Les premiers pas en apiculture ont été sereins grâce au soutien d’un ami qui les a accompagnés pendant plus d’un an. La plantation d’arbres fruitiers sur un terrain adjacent prêté par le voisin, ainsi qu’un environnement naturel sain ont fourni aux abeilles de bonnes conditions de vie ; le rucher s’est agrandi petit à petit pour s’arrêter à dix ruches en raison du temps qu’il faut pour bien s’en occuper. De très bonnes récoltes et le concours du boucher du village leur ont permis de troquer du miel contre de la viande.

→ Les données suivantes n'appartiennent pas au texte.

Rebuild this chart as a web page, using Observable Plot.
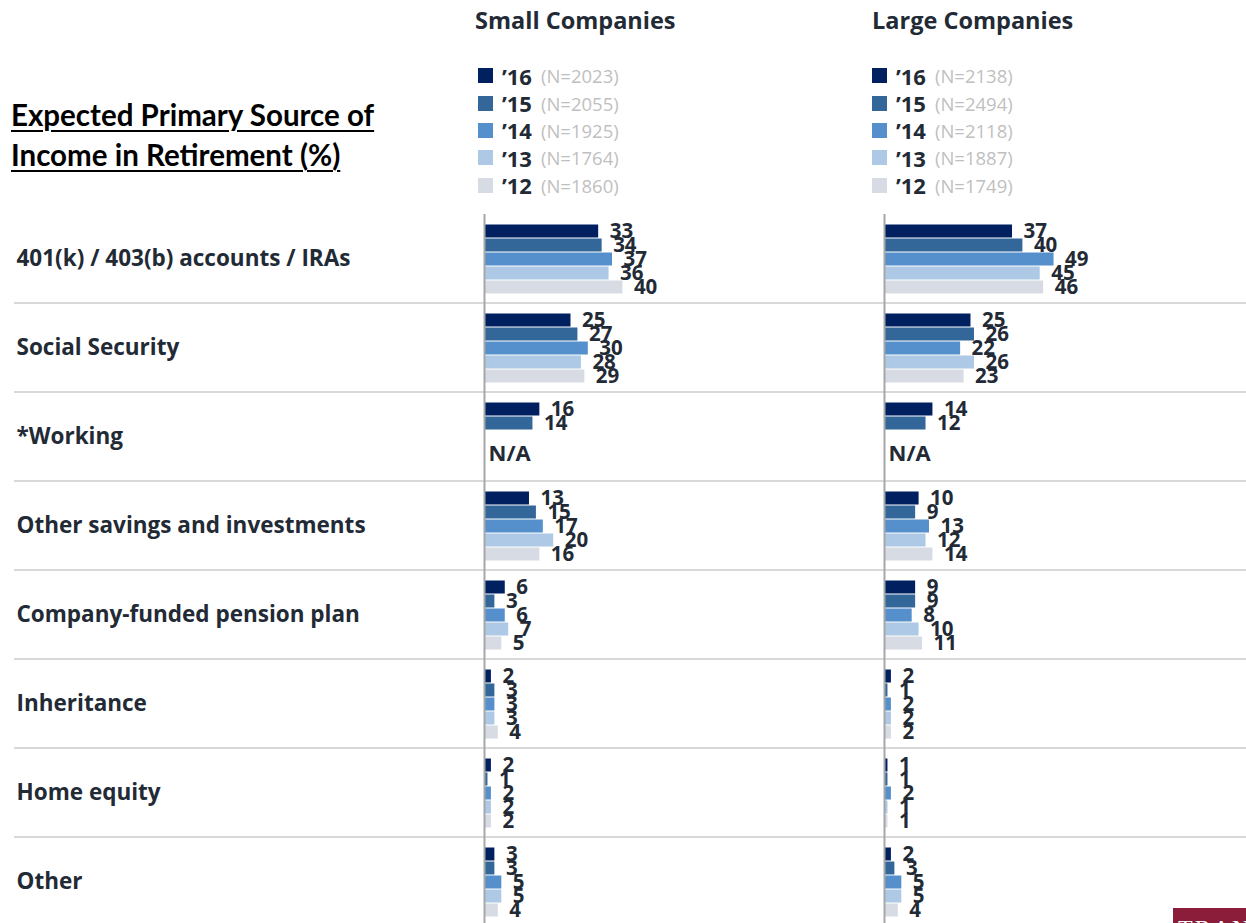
<!DOCTYPE html>
<html>
<head>
<meta charset="utf-8">
<script src="https://cdn.jsdelivr.net/npm/d3@7"></script>
<script src="https://cdn.jsdelivr.net/npm/@observablehq/plot@0.6"></script>
<style>
  html, body { margin: 0; padding: 0; background: #fff; }
  #wrap { position: relative; width: 1246px; height: 923px; overflow: hidden; font-family: "Open Sans", sans-serif; }
  #chart { position: absolute; left: 0; top: 0; }
  .title { position: absolute; left: 11px; top: 95px; font-family: Lato, sans-serif; font-weight: 700; font-size: 29.5px; line-height: 40px; color: #000; text-decoration: underline; text-decoration-thickness: 2px; text-underline-offset: 4px; }
  .panel-title { position: absolute; top: 4px; font-family: "Open Sans", sans-serif; font-weight: 700; font-size: 23.5px; color: #222a35; white-space: nowrap; }
  .legend { position: absolute; top: 62px; }
  .legend-row { height: 27.4px; display: flex; align-items: center; white-space: nowrap; }
  .sw { width: 15px; height: 15px; margin-right: 9px; flex: none; }
  .yr { font-weight: 700; font-size: 22px; color: #222a35; margin-right: 9px; }
  .nn { font-size: 18.5px; color: #bfbfbf; }
  .logo { position: absolute; left: 1173px; top: 908px; width: 120px; height: 24px; background: #8c1d3a; color: #fff; font-family: "Liberation Serif", "DejaVu Serif", serif; font-size: 24px; letter-spacing: 2px; padding: 8px 0 0 5px; box-sizing: border-box; white-space: nowrap; line-height: 24px; }
</style>
</head>
<body>
<div id="wrap">
  <div id="chart"></div>
  <div class="title">Expected Primary Source of<br>Income in Retirement (%)</div>
  <div class="logo">TRANSAMERICA</div>
</div>
<script>
// ---- data ----
const categories = [
  "401(k) / 403(b) accounts / IRAs",
  "Social Security",
  "*Working",
  "Other savings and investments",
  "Company-funded pension plan",
  "Inheritance",
  "Home equity",
  "Other"
];
const years = ["’16", "’15", "’14", "’13", "’12"];
const panels = ["Small Companies", "Large Companies"];
const yearColors = ["#002060", "#336699", "#5590cc", "#adc9e6", "#d7dce4"];
const smallN = [2023, 2055, 1925, 1764, 1860];
const largeN = [2138, 2494, 2118, 1887, 1749];

const small16 = [33, 25, 16, 13, 6, 2, 2, 3];
const small15 = [34, 27, 14, 15, 3, 3, 1, 3];
const small14 = [37, 30, null, 17, 6, 3, 2, 5];
const small13 = [36, 28, null, 20, 7, 3, 2, 5];
const small12 = [40, 29, null, 16, 5, 4, 2, 4];

const large16 = [37, 25, 14, 10, 9, 2, 1, 2];
const large15 = [40, 26, 12, 9, 9, 1, 1, 3];
const large14 = [49, 22, null, 13, 8, 2, 2, 5];
const large13 = [45, 26, null, 12, 10, 2, 1, 5];
const large12 = [46, 23, null, 14, 11, 2, 1, 4];

const notAvailable = [
  {panel: "Small Companies", category: "*Working", year: "’13"},
  {panel: "Large Companies", category: "*Working", year: "’13"}
];

// ---- table built from arrays ----
const seriesByPanel = {
  "Small Companies": [small16, small15, small14, small13, small12],
  "Large Companies": [large16, large15, large14, large13, large12]
};
const rows = [];
for (const panel of panels) {
  seriesByPanel[panel].forEach((vals, yi) => {
    vals.forEach((v, ci) => {
      if (v != null) rows.push({panel, year: years[yi], category: categories[ci], value: v});
    });
  });
}

const textColor = "#222a35";

const chart = Plot.plot({
  width: 1246,
  height: 927,
  marginTop: 212,
  marginBottom: 0,
  marginLeft: 484,
  marginRight: 16,
  style: {fontFamily: "'Open Sans', sans-serif", background: "transparent", color: textColor},
  fx: {domain: panels, paddingInner: 0.135, paddingOuter: 0, axis: null, label: null},
  fy: {domain: categories, padding: 0, label: null},
  x: {domain: [0, 100], axis: null},
  y: {domain: years, paddingInner: 0, paddingOuter: 0.48, axis: null},
  color: {domain: years, range: yearColors},
  marks: [
    Plot.axisFy({anchor: "left", label: null, tickSize: 0, tickPadding: 0, textAnchor: "start", dx: -468,
      fontSize: 22.5, fontWeight: 700, fill: textColor}),
    Plot.barX(rows, {fx: "panel", fy: "category", y: "year", x: "value", fill: "year", insetTop: 0.5, insetBottom: 0.5}),
    Plot.ruleX([0], {stroke: "#a6a6a6", strokeWidth: 2}),
    Plot.text(rows, {fx: "panel", fy: "category", y: "year", x: "value", text: d => String(d.value),
      dx: 11, textAnchor: "start", fontSize: 20.5, fontWeight: 700, fill: textColor}),
    Plot.text(notAvailable, {fx: "panel", fy: "category", y: "year", frameAnchor: "left", text: () => "N/A",
      dx: 4, dy: 2, textAnchor: "start", fontSize: 22, fontWeight: 700, fill: textColor})
  ]
});

document.getElementById("chart").appendChild(chart);

// separators between category rows, positioned from the fy scale
const fyScale = chart.scale("fy");
const svg = d3.select(chart.tagName.toLowerCase() === "svg" ? chart : chart.querySelector("svg"));
const sepG = svg.insert("g", ":scope > g");
categories.slice(0, -1).forEach(cat => {
  const yPos = fyScale.apply(cat) + fyScale.bandwidth;
  sepG.append("line")
    .attr("x1", 14).attr("x2", 1246)
    .attr("y1", yPos).attr("y2", yPos)
    .attr("stroke", "#d9d9d9").attr("stroke-width", 2);
});

// header: panel titles and legends aligned with the fx scale
const fxScale = chart.scale("fx");
const wrap = document.getElementById("wrap");
panels.forEach((panel, pi) => {
  const x0 = fxScale.apply(panel);
  const t = document.createElement("div");
  t.className = "panel-title";
  t.textContent = panel;
  t.style.left = (x0 - (pi === 0 ? 9 : 12)) + "px";
  wrap.appendChild(t);

  const lg = document.createElement("div");
  lg.className = "legend";
  lg.style.left = (x0 - (pi === 0 ? 6 : 12)) + "px";
  const ns = pi === 0 ? smallN : largeN;
  years.forEach((yr, i) => {
    const r = document.createElement("div");
    r.className = "legend-row";
    r.innerHTML = `<span class="sw" style="background:${yearColors[i]}"></span><span class="yr">${yr}</span><span class="nn">(N=${ns[i]})</span>`;
    lg.appendChild(r);
  });
  wrap.appendChild(lg);
});
</script>
</body>
</html>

L’apprentissage de cette nouvelle vie à la campagne s’est fait progressivement : à travers des formations en ligne, des vidéos, des conseils d’amis et voisins avisés... et beaucoup d’erreurs au début. Puis, en s’appuyant sur un réseau local d’entraide et une dynamique technologique forte, ils ont pu établir une routine plus confortable. L’investissement dans un forage avec une pompe immergée ainsi que dans une cuisinière à bois haut de gamme sont les dernières étapes choisies pour une plus grande indépendance qui repose sur plusieurs sources d’énergie. En effet, ce fourneau polyvalent dispose d’un grand foyer qui alimente un four et des plaques de cuisson au bois, mais aussi de quatre feux au gaz et d’un four électrique. Il est connecté à un ballon d’eau chaude de 500 L et à un circulateur qui chauffent tous les radiateurs de la maison (150 m2 environ).
Cet ancrage dans une propriété qui tend à l’autonomie a encouragé Samuel et Sabine à s’impliquer davantage dans la vie locale de leur village d’adoption.